Overwhelmed? Try the 515 Method
If your to-do list is too long and no matter how much you accomplish it seems to be growing exponentially. You may want to give up, hide under the covers, run away, or eat all the Oreos to escape the overwhelm. I get it, I have been there, and I still go there.
The problem with overwhelm is that once our brains get going down that path it can be a downward spiral. You know what I mean……your mind starts racing with the million things you need to get done, even listing them out and exaggerating them a bit to add to the drama, then it will start to elaborate on how you don’t have enough time, and on and on it goes. Once it gets going it’s hard to shut it down.
The good news is, there’s nothing wrong with you. That’s just your human brain doing what human brains do. When we start to focus on how much we have to do, our brain goes to work finding evidence of how much we have to do. When we focus on how we don’t have enough time, our brain goes to work finding evidence that we in fact don’t have enough time.
It’s an amazing function of our brain call the Reticular Activating System (RAS). I won’t bore you with all the neuroscience, but in a nutshell it’s just like I described above. What we focus on, our subconscious brain begins to filter for exactly that.
Ever notice how when you’re thinking negative thoughts, all of a sudden everything seems negative and a long line of other negative thoughts come to the negative Nancy party? (no offense Nancy) Or the reverse, you’re feeling great, thinking positive thoughts and everything else seems to be great too, lots of other positive thoughts show up.

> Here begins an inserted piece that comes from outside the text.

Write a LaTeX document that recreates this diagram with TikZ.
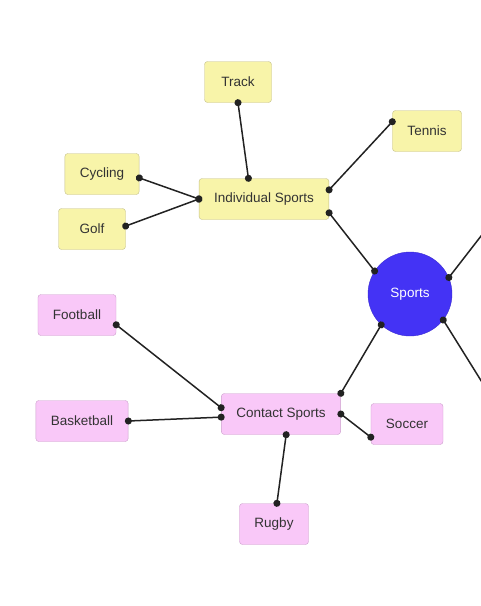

Let me give you one more really clear example. You know how when you buy a new car and start driving it and all of a sudden you see that make, model and color everywhere? That’s your RAS at work filtering for you.
I realize if you’re overwhelmed, I’ve already carried on far to long, so I’ll get right to the 515 Method so you can get out of the overwhelm spin.
Here it is:
5 - five minute reset, deep breaths, stretch, sit quietly, scream into a pillow, whatever works for you
1 - choose one task, only one from your to-do list (I choose the easiest if I can, gives me a quick win)
5 - commit to five minutes of focused time on that one task
How it works: First you're interrupting the RAS negative spiral, second you’re narrowing your focus to one task which instantly feels more doable than the whole list, and third it’s only five minutes so it feels relatively easy to commit to five minutes, this gets you into action and creating momentum to get back to the positive side of the RAS.